◆ WHAT TO DO
Restate the data word for word and leave the images out.

◆ INFORMATION PROVIDED
****
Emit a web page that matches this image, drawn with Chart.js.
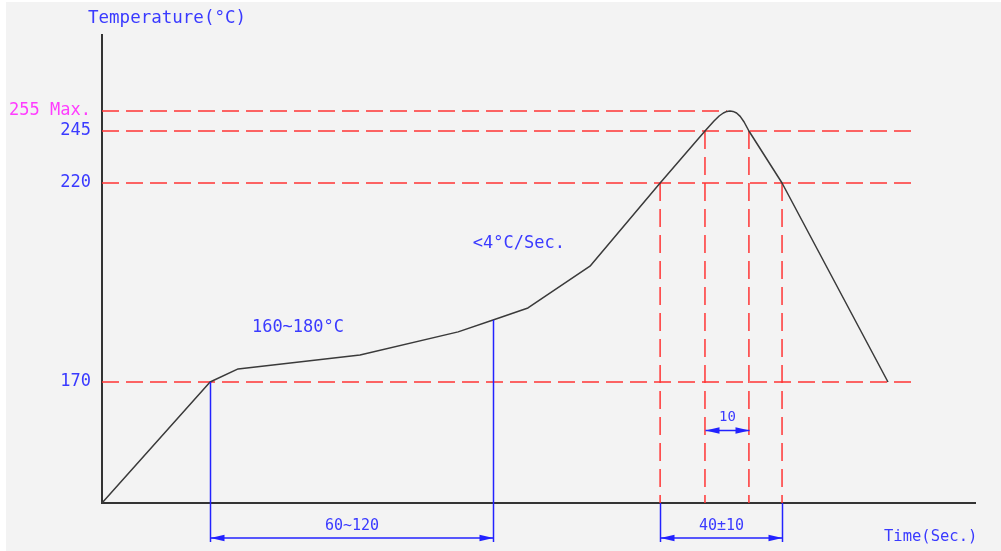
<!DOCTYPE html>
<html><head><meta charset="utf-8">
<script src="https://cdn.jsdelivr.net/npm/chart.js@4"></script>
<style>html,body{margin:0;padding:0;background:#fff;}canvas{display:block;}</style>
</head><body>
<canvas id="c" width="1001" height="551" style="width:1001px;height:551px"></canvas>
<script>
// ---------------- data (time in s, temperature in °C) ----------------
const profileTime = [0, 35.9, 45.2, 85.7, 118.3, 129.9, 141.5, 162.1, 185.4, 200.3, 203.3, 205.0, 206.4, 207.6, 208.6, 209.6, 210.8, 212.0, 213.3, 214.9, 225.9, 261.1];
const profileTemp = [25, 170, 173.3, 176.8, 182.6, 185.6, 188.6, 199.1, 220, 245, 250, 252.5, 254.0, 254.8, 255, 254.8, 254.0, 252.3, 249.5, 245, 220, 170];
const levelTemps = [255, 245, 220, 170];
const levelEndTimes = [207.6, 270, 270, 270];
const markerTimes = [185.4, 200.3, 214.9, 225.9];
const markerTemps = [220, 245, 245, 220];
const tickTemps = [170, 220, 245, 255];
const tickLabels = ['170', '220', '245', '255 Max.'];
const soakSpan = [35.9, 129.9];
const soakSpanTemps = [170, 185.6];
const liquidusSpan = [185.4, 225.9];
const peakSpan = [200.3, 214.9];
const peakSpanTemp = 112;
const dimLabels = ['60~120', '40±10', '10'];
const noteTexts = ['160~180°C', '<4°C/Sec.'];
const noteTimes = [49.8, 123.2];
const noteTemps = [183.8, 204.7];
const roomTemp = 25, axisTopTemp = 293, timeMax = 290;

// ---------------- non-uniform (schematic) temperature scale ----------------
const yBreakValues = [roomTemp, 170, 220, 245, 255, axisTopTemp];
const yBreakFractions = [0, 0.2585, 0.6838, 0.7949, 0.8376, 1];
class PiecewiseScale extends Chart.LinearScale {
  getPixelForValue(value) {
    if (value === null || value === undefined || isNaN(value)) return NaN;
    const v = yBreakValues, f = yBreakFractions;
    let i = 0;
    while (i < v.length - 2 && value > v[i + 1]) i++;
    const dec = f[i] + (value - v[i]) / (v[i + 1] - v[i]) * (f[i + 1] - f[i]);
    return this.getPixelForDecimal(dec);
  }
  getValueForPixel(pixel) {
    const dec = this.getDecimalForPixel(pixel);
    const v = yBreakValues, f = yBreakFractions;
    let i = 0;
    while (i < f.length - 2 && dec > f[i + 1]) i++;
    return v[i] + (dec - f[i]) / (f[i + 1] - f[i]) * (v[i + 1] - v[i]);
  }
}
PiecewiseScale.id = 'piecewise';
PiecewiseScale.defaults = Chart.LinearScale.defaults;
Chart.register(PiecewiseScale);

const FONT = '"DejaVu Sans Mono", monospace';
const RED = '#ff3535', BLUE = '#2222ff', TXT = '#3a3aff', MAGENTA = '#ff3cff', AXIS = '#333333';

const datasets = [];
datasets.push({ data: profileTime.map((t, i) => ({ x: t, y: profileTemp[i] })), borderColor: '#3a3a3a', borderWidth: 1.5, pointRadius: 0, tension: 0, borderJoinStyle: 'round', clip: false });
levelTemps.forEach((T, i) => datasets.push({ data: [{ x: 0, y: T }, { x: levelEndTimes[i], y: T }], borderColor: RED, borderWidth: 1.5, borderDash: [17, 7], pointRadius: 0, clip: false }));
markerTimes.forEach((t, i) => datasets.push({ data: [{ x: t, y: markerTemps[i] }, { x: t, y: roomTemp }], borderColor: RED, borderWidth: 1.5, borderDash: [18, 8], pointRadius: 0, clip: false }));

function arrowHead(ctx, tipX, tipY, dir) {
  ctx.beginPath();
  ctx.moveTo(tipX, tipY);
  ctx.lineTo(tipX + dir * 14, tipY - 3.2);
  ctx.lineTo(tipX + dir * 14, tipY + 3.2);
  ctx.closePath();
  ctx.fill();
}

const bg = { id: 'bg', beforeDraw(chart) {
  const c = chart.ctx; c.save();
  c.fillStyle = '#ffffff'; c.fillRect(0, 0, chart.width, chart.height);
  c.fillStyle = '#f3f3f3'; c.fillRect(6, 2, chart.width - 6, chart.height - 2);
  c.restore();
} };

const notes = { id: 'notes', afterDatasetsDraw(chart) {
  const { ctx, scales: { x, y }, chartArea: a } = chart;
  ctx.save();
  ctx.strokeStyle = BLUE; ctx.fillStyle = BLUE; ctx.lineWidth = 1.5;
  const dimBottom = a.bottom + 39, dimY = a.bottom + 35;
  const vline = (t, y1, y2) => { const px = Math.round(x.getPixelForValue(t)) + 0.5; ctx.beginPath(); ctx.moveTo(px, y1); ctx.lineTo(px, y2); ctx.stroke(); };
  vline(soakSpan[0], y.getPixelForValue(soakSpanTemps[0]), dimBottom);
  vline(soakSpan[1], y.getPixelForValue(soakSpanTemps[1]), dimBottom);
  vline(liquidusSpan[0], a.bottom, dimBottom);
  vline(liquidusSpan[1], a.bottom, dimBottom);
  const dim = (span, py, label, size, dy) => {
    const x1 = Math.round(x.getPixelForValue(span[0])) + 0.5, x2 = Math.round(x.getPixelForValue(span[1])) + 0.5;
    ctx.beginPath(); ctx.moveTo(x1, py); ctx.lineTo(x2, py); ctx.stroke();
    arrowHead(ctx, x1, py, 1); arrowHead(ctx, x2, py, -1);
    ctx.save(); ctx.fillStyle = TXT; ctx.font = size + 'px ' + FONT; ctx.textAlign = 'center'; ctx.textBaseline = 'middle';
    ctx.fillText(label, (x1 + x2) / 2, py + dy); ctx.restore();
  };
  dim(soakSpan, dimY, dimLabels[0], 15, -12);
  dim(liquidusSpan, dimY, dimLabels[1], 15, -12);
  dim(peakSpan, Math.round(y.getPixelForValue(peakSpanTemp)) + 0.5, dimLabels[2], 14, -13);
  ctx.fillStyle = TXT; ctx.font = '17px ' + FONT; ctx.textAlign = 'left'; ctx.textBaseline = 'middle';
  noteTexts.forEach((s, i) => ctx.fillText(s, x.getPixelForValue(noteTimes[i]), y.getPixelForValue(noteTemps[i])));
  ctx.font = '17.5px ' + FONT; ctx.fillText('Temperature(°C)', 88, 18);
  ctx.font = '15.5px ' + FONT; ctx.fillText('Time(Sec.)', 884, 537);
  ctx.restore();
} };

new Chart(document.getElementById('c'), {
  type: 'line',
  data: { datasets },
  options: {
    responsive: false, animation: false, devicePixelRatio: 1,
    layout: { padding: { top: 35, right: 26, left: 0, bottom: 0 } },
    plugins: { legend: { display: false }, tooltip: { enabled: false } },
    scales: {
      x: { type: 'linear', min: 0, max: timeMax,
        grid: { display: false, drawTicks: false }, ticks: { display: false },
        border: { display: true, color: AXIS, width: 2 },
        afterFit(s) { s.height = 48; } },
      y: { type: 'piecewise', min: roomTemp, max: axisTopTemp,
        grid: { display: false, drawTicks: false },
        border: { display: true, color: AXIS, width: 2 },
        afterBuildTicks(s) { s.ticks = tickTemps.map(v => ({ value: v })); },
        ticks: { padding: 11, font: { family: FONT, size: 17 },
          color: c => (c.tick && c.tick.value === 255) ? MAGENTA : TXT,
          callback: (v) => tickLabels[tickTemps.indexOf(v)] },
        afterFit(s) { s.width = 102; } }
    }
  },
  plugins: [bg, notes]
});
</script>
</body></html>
****
◆ THE RESULT
Emit a web page that matches this image, drawn with Chart.js.
<!DOCTYPE html>
<html><head><meta charset="utf-8">
<script src="https://cdn.jsdelivr.net/npm/chart.js@4"></script>
<style>html,body{margin:0;padding:0;background:#fff;}canvas{display:block;}</style>
</head><body>
<canvas id="c" width="1001" height="551" style="width:1001px;height:551px"></canvas>
<script>
// ---------------- data (time in s, temperature in °C) ----------------
const profileTime = [0, 35.9, 45.2, 85.7, 118.3, 129.9, 141.5, 162.1, 185.4, 200.3, 203.3, 205.0, 206.4, 207.6, 208.6, 209.6, 210.8, 212.0, 213.3, 214.9, 225.9, 261.1];
const profileTemp = [25, 170, 173.3, 176.8, 182.6, 185.6, 188.6, 199.1, 220, 245, 250, 252.5, 254.0, 254.8, 255, 254.8, 254.0, 252.3, 249.5, 245, 220, 170];
const levelTemps = [255, 245, 220, 170];
const levelEndTimes = [207.6, 270, 270, 270];
const markerTimes = [185.4, 200.3, 214.9, 225.9];
const markerTemps = [220, 245, 245, 220];
const tickTemps = [170, 220, 245, 255];
const tickLabels = ['170', '220', '245', '255 Max.'];
const soakSpan = [35.9, 129.9];
const soakSpanTemps = [170, 185.6];
const liquidusSpan = [185.4, 225.9];
const peakSpan = [200.3, 214.9];
const peakSpanTemp = 112;
const dimLabels = ['60~120', '40±10', '10'];
const noteTexts = ['160~180°C', '<4°C/Sec.'];
const noteTimes = [49.8, 123.2];
const noteTemps = [183.8, 204.7];
const roomTemp = 25, axisTopTemp = 293, timeMax = 290;

// ---------------- non-uniform (schematic) temperature scale ----------------
const yBreakValues = [roomTemp, 170, 220, 245, 255, axisTopTemp];
const yBreakFractions = [0, 0.2585, 0.6838, 0.7949, 0.8376, 1];
class PiecewiseScale extends Chart.LinearScale {
  getPixelForValue(value) {
    if (value === null || value === undefined || isNaN(value)) return NaN;
    const v = yBreakValues, f = yBreakFractions;
    let i = 0;
    while (i < v.length - 2 && value > v[i + 1]) i++;
    const dec = f[i] + (value - v[i]) / (v[i + 1] - v[i]) * (f[i + 1] - f[i]);
    return this.getPixelForDecimal(dec);
  }
  getValueForPixel(pixel) {
    const dec = this.getDecimalForPixel(pixel);
    const v = yBreakValues, f = yBreakFractions;
    let i = 0;
    while (i < f.length - 2 && dec > f[i + 1]) i++;
    return v[i] + (dec - f[i]) / (f[i + 1] - f[i]) * (v[i + 1] - v[i]);
  }
}
PiecewiseScale.id = 'piecewise';
PiecewiseScale.defaults = Chart.LinearScale.defaults;
Chart.register(PiecewiseScale);

const FONT = '"DejaVu Sans Mono", monospace';
const RED = '#ff3535', BLUE = '#2222ff', TXT = '#3a3aff', MAGENTA = '#ff3cff', AXIS = '#333333';

const datasets = [];
datasets.push({ data: profileTime.map((t, i) => ({ x: t, y: profileTemp[i] })), borderColor: '#3a3a3a', borderWidth: 1.5, pointRadius: 0, tension: 0, borderJoinStyle: 'round', clip: false });
levelTemps.forEach((T, i) => datasets.push({ data: [{ x: 0, y: T }, { x: levelEndTimes[i], y: T }], borderColor: RED, borderWidth: 1.5, borderDash: [17, 7], pointRadius: 0, clip: false }));
markerTimes.forEach((t, i) => datasets.push({ data: [{ x: t, y: markerTemps[i] }, { x: t, y: roomTemp }], borderColor: RED, borderWidth: 1.5, borderDash: [18, 8], pointRadius: 0, clip: false }));

function arrowHead(ctx, tipX, tipY, dir) {
  ctx.beginPath();
  ctx.moveTo(tipX, tipY);
  ctx.lineTo(tipX + dir * 14, tipY - 3.2);
  ctx.lineTo(tipX + dir * 14, tipY + 3.2);
  ctx.closePath();
  ctx.fill();
}

const bg = { id: 'bg', beforeDraw(chart) {
  const c = chart.ctx; c.save();
  c.fillStyle = '#ffffff'; c.fillRect(0, 0, chart.width, chart.height);
  c.fillStyle = '#f3f3f3'; c.fillRect(6, 2, chart.width - 6, chart.height - 2);
  c.restore();
} };

const notes = { id: 'notes', afterDatasetsDraw(chart) {
  const { ctx, scales: { x, y }, chartArea: a } = chart;
  ctx.save();
  ctx.strokeStyle = BLUE; ctx.fillStyle = BLUE; ctx.lineWidth = 1.5;
  const dimBottom = a.bottom + 39, dimY = a.bottom + 35;
  const vline = (t, y1, y2) => { const px = Math.round(x.getPixelForValue(t)) + 0.5; ctx.beginPath(); ctx.moveTo(px, y1); ctx.lineTo(px, y2); ctx.stroke(); };
  vline(soakSpan[0], y.getPixelForValue(soakSpanTemps[0]), dimBottom);
  vline(soakSpan[1], y.getPixelForValue(soakSpanTemps[1]), dimBottom);
  vline(liquidusSpan[0], a.bottom, dimBottom);
  vline(liquidusSpan[1], a.bottom, dimBottom);
  const dim = (span, py, label, size, dy) => {
    const x1 = Math.round(x.getPixelForValue(span[0])) + 0.5, x2 = Math.round(x.getPixelForValue(span[1])) + 0.5;
    ctx.beginPath(); ctx.moveTo(x1, py); ctx.lineTo(x2, py); ctx.stroke();
    arrowHead(ctx, x1, py, 1); arrowHead(ctx, x2, py, -1);
    ctx.save(); ctx.fillStyle = TXT; ctx.font = size + 'px ' + FONT; ctx.textAlign = 'center'; ctx.textBaseline = 'middle';
    ctx.fillText(label, (x1 + x2) / 2, py + dy); ctx.restore();
  };
  dim(soakSpan, dimY, dimLabels[0], 15, -12);
  dim(liquidusSpan, dimY, dimLabels[1], 15, -12);
  dim(peakSpan, Math.round(y.getPixelForValue(peakSpanTemp)) + 0.5, dimLabels[2], 14, -13);
  ctx.fillStyle = TXT; ctx.font = '17px ' + FONT; ctx.textAlign = 'left'; ctx.textBaseline = 'middle';
  noteTexts.forEach((s, i) => ctx.fillText(s, x.getPixelForValue(noteTimes[i]), y.getPixelForValue(noteTemps[i])));
  ctx.font = '17.5px ' + FONT; ctx.fillText('Temperature(°C)', 88, 18);
  ctx.font = '15.5px ' + FONT; ctx.fillText('Time(Sec.)', 884, 537);
  ctx.restore();
} };

new Chart(document.getElementById('c'), {
  type: 'line',
  data: { datasets },
  options: {
    responsive: false, animation: false, devicePixelRatio: 1,
    layout: { padding: { top: 35, right: 26, left: 0, bottom: 0 } },
    plugins: { legend: { display: false }, tooltip: { enabled: false } },
    scales: {
      x: { type: 'linear', min: 0, max: timeMax,
        grid: { display: false, drawTicks: false }, ticks: { display: false },
        border: { display: true, color: AXIS, width: 2 },
        afterFit(s) { s.height = 48; } },
      y: { type: 'piecewise', min: roomTemp, max: axisTopTemp,
        grid: { display: false, drawTicks: false },
        border: { display: true, color: AXIS, width: 2 },
        afterBuildTicks(s) { s.ticks = tickTemps.map(v => ({ value: v })); },
        ticks: { padding: 11, font: { family: FONT, size: 17 },
          color: c => (c.tick && c.tick.value === 255) ? MAGENTA : TXT,
          callback: (v) => tickLabels[tickTemps.indexOf(v)] },
        afterFit(s) { s.width = 102; } }
    }
  },
  plugins: [bg, notes]
});
</script>
</body></html>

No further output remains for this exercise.